Sunday, April 17, 2011

A simple man

As he approached our table in our first adventure in eating out with three children, I knew he wanted to tell us something about our kids.  A compliment, a shared experience, an overly nosey inquiry into our family, I have become used to them in the two and half years of being a mixture of blue and almond eyes, pale and brown skin.

I sized him up, the baseball cap, the starched jeans, the tattoo on his forearm, the fact that he was eating alone.  A older gentleman, a southern man, a simple man, a small part of me tensed just in case he had an insult for us, some hatred for seeing a family of different races, white faces loving brown faces.  But then I noticed his eyes, he had kind eyes and I began to relax.

He told us of his granddaughter and how she came to join their family.  He said that he hadn't understood, why would his son and daughter-in-law would want "someone else's child" after all they are already had a son, a real son.  He seemed to be admitting a secret he'd never shared, he needed to confess, he thought they were making a mistake.

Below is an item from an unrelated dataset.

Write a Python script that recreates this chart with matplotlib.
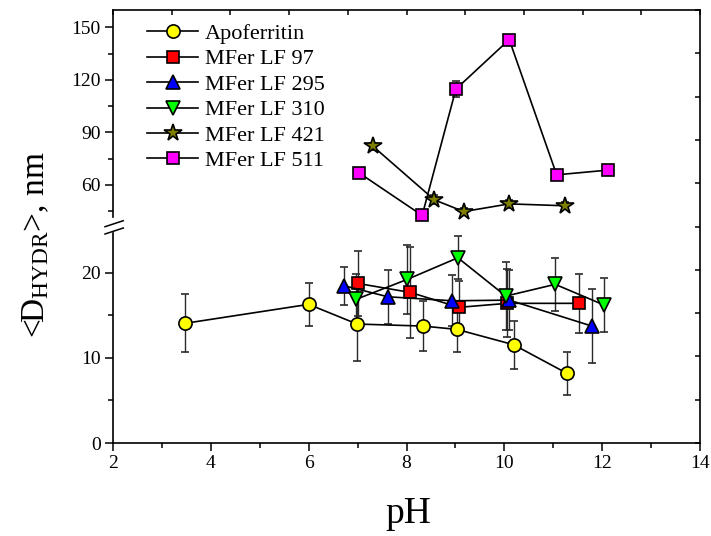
import matplotlib
matplotlib.use("Agg")
import matplotlib.pyplot as plt
from matplotlib.lines import Line2D
import numpy as np

plt.rcParams['font.family'] = ['Liberation Serif', 'DejaVu Serif']
plt.rcParams['mathtext.fontset'] = 'custom'
plt.rcParams['mathtext.rm'] = 'Liberation Serif'
plt.rcParams['mathtext.it'] = 'Liberation Serif:italic'

# ---- data ----
apo_x = [3.47, 6.0, 6.99, 8.34, 9.03, 10.19, 11.28]
apo_y = [14.05, 16.28, 13.97, 13.73, 13.34, 11.54, 8.18]
apo_e = [3.4, 2.5, 4.3, 2.9, 2.6, 2.8, 2.5]

lf97_x = [7.0, 8.08, 9.07, 10.06, 11.53]
lf97_y = [18.74, 17.68, 15.93, 16.4, 16.4]
lf97_e = [3.8, 5.3, 3.1, 4.0, 3.5]

lf295_x = [6.73, 7.62, 8.94, 10.1, 11.79]
lf295_y = [18.46, 17.17, 16.7, 16.78, 13.73]
lf295_e = [2.2, 3.2, 3.0, 3.5, 4.3]

lf310_x = [6.97, 8.01, 9.05, 10.03, 11.04, 12.04]
lf310_y = [16.87, 19.2, 21.75, 17.25, 18.63, 16.2]
lf310_e = [3.0, 4.1, 2.5, 4.0, 3.1, 3.2]

lf421_x = [7.32, 8.57, 9.17, 10.1, 11.25]
lf421_y = [81.9, 51.4, 44.7, 49.1, 48.0]
lf421_e = [2.0, 2.5, 2.0, 2.5, 2.0]

lf511_x = [7.02, 8.32, 9.01, 10.1, 11.07, 12.12]
lf511_y = [67.0, 42.5, 114.7, 143.0, 65.7, 68.4]
lf511_e = [1.5, 2.5, 4.8, 1.5, 1.5, 3.0]

labels = ['Apoferritin', 'MFer LF 97', 'MFer LF 295', 'MFer LF 310',
          'MFer LF 421', 'MFer LF 511']

x_ticks = [2, 4, 6, 8, 10, 12, 14]
low_ticks = [0, 10, 20]
up_ticks = [60, 90, 120, 150]

W, H = 711, 536
fig = plt.figure(figsize=(W / 100, H / 100), dpi=100)

def fx(px):
    return px / W

def fy(py):
    return 1 - py / H

left_px, right_px = 113, 700
ax_up = fig.add_axes([fx(left_px), fy(217), fx(right_px - left_px), (217 - 10) / H])
ax_lo = fig.add_axes([fx(left_px), fy(443), fx(right_px - left_px), (443 - 233) / H])
ax_fr = fig.add_axes([fx(left_px), fy(443), fx(right_px - left_px), (443 - 10) / H])

lw_sp = 1.2
ax_lo.set_xlim(2, 14)
ax_lo.set_ylim(0, 24.66)
ax_up.set_xlim(2, 14)
ax_up.set_ylim(41.6, 159.9)

for ax in (ax_lo, ax_up):
    ax.patch.set_alpha(0)
    for s in ax.spines.values():
        s.set_linewidth(lw_sp)
    ax.spines['top'].set_visible(False)
    ax.spines['right'].set_visible(False)
ax_up.spines['bottom'].set_visible(False)

ax_lo.set_xticks(x_ticks)
ax_lo.set_xticks(np.arange(3, 14, 2), minor=True)
ax_lo.set_yticks(low_ticks)
ax_lo.set_yticks([5, 15], minor=True)
ax_up.set_xticks([])
ax_up.set_xticks([], minor=True)
ax_up.set_yticks(up_ticks)
ax_up.set_yticks([45, 75, 105, 135], minor=True)

for ax in (ax_lo, ax_up):
    ax.tick_params(which='major', direction='out', length=6, width=1.1,
                   labelsize=14, pad=3)
    ax.tick_params(which='minor', direction='out', length=3.5, width=1.1)

# frame overlay for top/right
ax_fr.set_xlim(0, 1)
ax_fr.set_ylim(0, 1)
ax_fr.patch.set_alpha(0)
ax_fr.spines['left'].set_visible(False)
ax_fr.spines['bottom'].set_visible(False)
for s in ('top', 'right'):
    ax_fr.spines[s].set_linewidth(lw_sp)
ax_fr.xaxis.set_ticks_position('top')
ax_fr.yaxis.set_ticks_position('right')
ax_fr.set_xticks(np.linspace(0, 1, 11))
ax_fr.set_yticks(np.linspace(0, 1, 11))
ax_fr.tick_params(direction='in', length=3.5, width=1.1,
                  labelleft=False, labelbottom=False, labeltop=False, labelright=False)

ecol = '#2a2a2a'
common = dict(color='black', lw=1.2, ecolor=ecol, elinewidth=1.0, capsize=3.2,
              capthick=1.0, mec='black', mew=1.2)

styles = [
    dict(marker='o', mfc='#ffff00', ms=9.5),
    dict(marker='s', mfc='#ff0000', ms=8),
    dict(marker='^', mfc='#0000ff', ms=10.5),
    dict(marker='v', mfc='#00ff00', ms=10.5),
    dict(marker='*', mfc='#808000', ms=13),
    dict(marker='s', mfc='#ff00ff', ms=9),
]

series = [
    (ax_lo, apo_x, apo_y, apo_e),
    (ax_lo, lf97_x, lf97_y, lf97_e),
    (ax_lo, lf295_x, lf295_y, lf295_e),
    (ax_lo, lf310_x, lf310_y, lf310_e),
    (ax_up, lf421_x, lf421_y, lf421_e),
    (ax_up, lf511_x, lf511_y, lf511_e),
]

handles = []
for (ax, x, y, e), st in zip(series, styles):
    cont = ax.errorbar(x, y, yerr=e, **common, **st)
    for child in cont.get_children():
        child.set_clip_on(False)
    handles.append(Line2D([], [], color='black', lw=1.2, mec='black', mew=1.2, **st))

ax_up.legend(handles, labels, loc='upper left', bbox_to_anchor=(0.058, 0.935),
             frameon=False, fontsize=16, handlelength=2.3, handletextpad=0.3,
             labelspacing=0.22, borderpad=0, borderaxespad=0, numpoints=1)

# axis labels
fig.text(fx(36), fy(245), r'<D$_{\mathrm{HYDR}}$>, nm', rotation=90,
         ha='center', va='center', fontsize=24)
fig.text(fx(408), fy(523), 'pH', ha='center', va='baseline', fontsize=27)

# break marks
for (x0, y0, x1, y1) in [(105, 226.7, 123.3, 220.7), (105, 234, 123.3, 228)]:
    fig.add_artist(Line2D([fx(x0), fx(x1)], [fy(y0), fy(y1)],
                          transform=fig.transFigure, color='black', lw=1.1))

fig.savefig('out.png', dpi=100)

"But she has made our family complete."  I bit the inside of my cheek to keep the tears in.  This man who went on and on telling us about his granddaughter, how she is smarter than everyone in her class, how fast she can climb the stairs, the way she looks up to her older brother.  She plays the guitar, she's in second grade, and she knows where everything in that house is.

"You have a blessed family."  A man, who once didn't understand adoption, who couldn't understand loving a child born from another, couldn't hide the fact that the love of his life is a little eight year old girl born in China.  His joy was too big to keep for himself.

It made me smile seeing him there, a simple man, who never would have dreamed his granddaughter would be Chinese, never would have expected that what they're family was missing they would find in opening their hearts to a plan that looked so much different from their own.  A man who wanted us to know, once he didn't understand adoption, but now he does.



5 comments:

thewonderfulhappens said...

Oh dear, that made me tear up! I don't know how you held it together!

Walsh Family said...

wow! Thanks for sharing that!!

emily wierenga said...

oh friend, this made me weepy too... children are such gifts from God, no? it matters not their bloodline, only their smile, their laughter, their hugs... beautiful prose. thank you! xo

Joybird said...

What a great moment, and beautifully told. The honest confession followed by the honest profession of love...wonderful.

Barbara said...

I love this story and how you told it.